Campaigners opposed to the merger of Scotland's regiments are targeting Chancellor Gordon Brown's seat at the forthcoming general election.
Pipers herald the unveiling of Anne McMillan
Save the Scottish Regiments has named Anne McMillan, whose father served in the Black Watch, as a candidate in the Kirkcaldy and Cowdenbeath constituency.
The group has already promised to stand against Armed Forces Minister Adam Ingram in his East Kilbride seat.
Ms McMillan was unable to attend the launch of her campaign at Westminster.
Save the Scottish Regiments is also backing opposition parties against Labour in nine other seats.
The government announced last year that two of Scotland's regiments, the King's Own Scottish Borderers and the Royal Scots, are to be merged.
It will then join the other four infantry battalions in the new Royal Regiment of Scotland.
The decision sparked protests and led the Save the Scottish Regiments Campaign to take its opposition to the ballot box.
Last month the group announced that former Scots Guardsman Allan Hendry would challenge Mr Ingram at the election.

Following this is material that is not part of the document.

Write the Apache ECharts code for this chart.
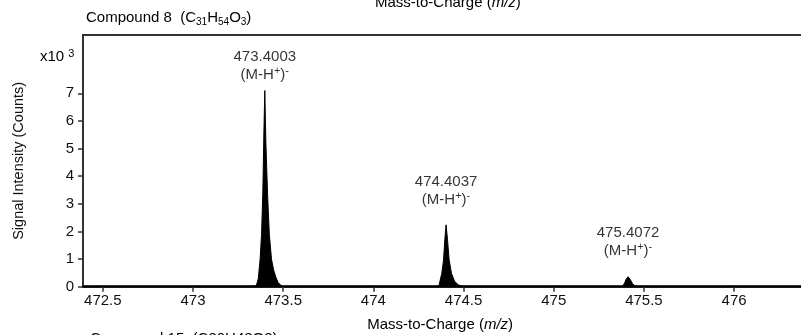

It has endorsed opposition candidates in an attempt to unseat Labour in Aberdeen South, Dumfriesshire, Dundee East and West, South West Edinburgh, Ochil, Stirling, East Renfrewshire and Western Isles.
The chancellor's Dunfermline East constituency will disappear at the next election under boundary changes.
Kirkcaldy MP Lewis Moonie is to retire allowing Mr Brown to contest the new Kirkcaldy and Cowdenbeath seat.
Ms McMillan, 43, said in a statement: "Gordon Brown is responsible for forcing Army chiefs to make defence cuts due to his penny-pinching."
The former nurse said: "I intend to make the electorate of Kirkcaldy and Cowdenbeath aware of Gordon Brown's part in the intended demise of Scottish regiments and in particular the Black Watch regiment."
Ms McMillan said she would also campaign on health issues.